Last Wednesday I was lucky enough to have the opportunity to visit the UYCH Community College Horticultural Industry Taster course students at ECOSS in Wesburn. I found the students in the herb garden where they had just started a learning activity about biodynamic treatments for soil. The trainer explained, “The students need to mix the treatment by hand, stirring continuously for one hour, in order for the treatment to activate correctly.” Students who were not mixing, closely timed each person and swapped ‘stirrers’ after every five minutes or so.
David from ECOSS walked me around the property pointing out the fabulous activities that the students had completed and continued to tend to this term.
The main garden had an impressive compost production centre the students had helped to construct during the term; the rich compost has already been used on several of the ECOSS garden plots.
Not too far from the composting area there were newly constructed keyhole gardens. David and Shaun had the students experiment with either, a brick and concrete design or a rock and concrete design. Gardeners will now be able to reach all areas of the garden with ease, what a great garden design. There were even a few little vegies growing in the beds with some of the handmade, home (ECOSS) grown compost giving those little vegies an extra nutrients boost.
To the side of the keyhole garden beds, there was a bamboo pole tepee that measured well in excess of two metres.
David explained, “A few weeks ago the students planted snow and sweet pea seeds directly into some of the ECOSS made compost, which makes up the informal garden bed at the base of the teepee, and now the peas are climbing and weaving their way up the bamboo stakes. It really won’t take too long for there to be an entire canopy of snow and sweet peas covering the large framework. It sure will make for a brilliant little hideout for some visiting children to discover.”

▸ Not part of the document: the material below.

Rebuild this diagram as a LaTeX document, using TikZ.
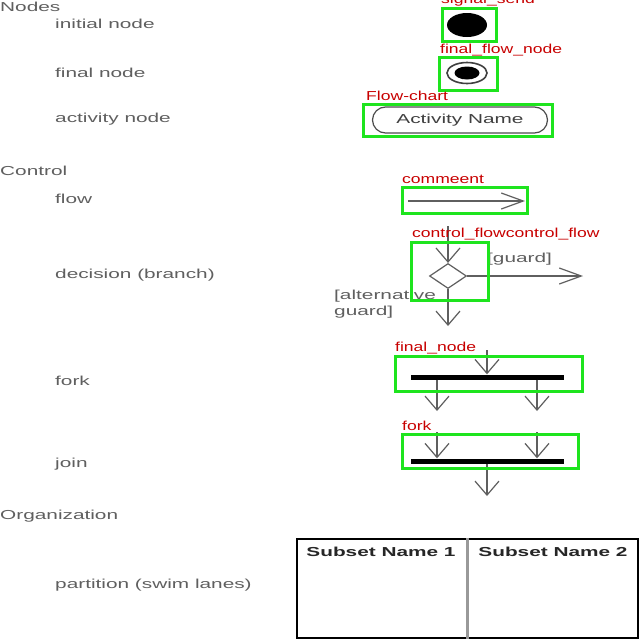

David pointed me in the direction of the vegetable plot and left me to explore alone as it was his turn to mix the biodynamic treatment. I wandered over to the vegie plot where Glen, one of UYCH’s students, had just finished turning over an area of rich and very fertile soil. There were still some remaining winter vegies growing, which had lovely vivid colours of greens and purples. I’m certain, the last of the winter vegie crops, have by now made a welcome addition to someone’s menu creations.
I found my way back to the herb garden where the stirring and mixing had continued, along with lots of chatter and laughs from the students. I would have loved to have stayed all day and shared in their laughter and learning. It definitely was a superb way to start the day with a wander and chat in the ECOSS garden.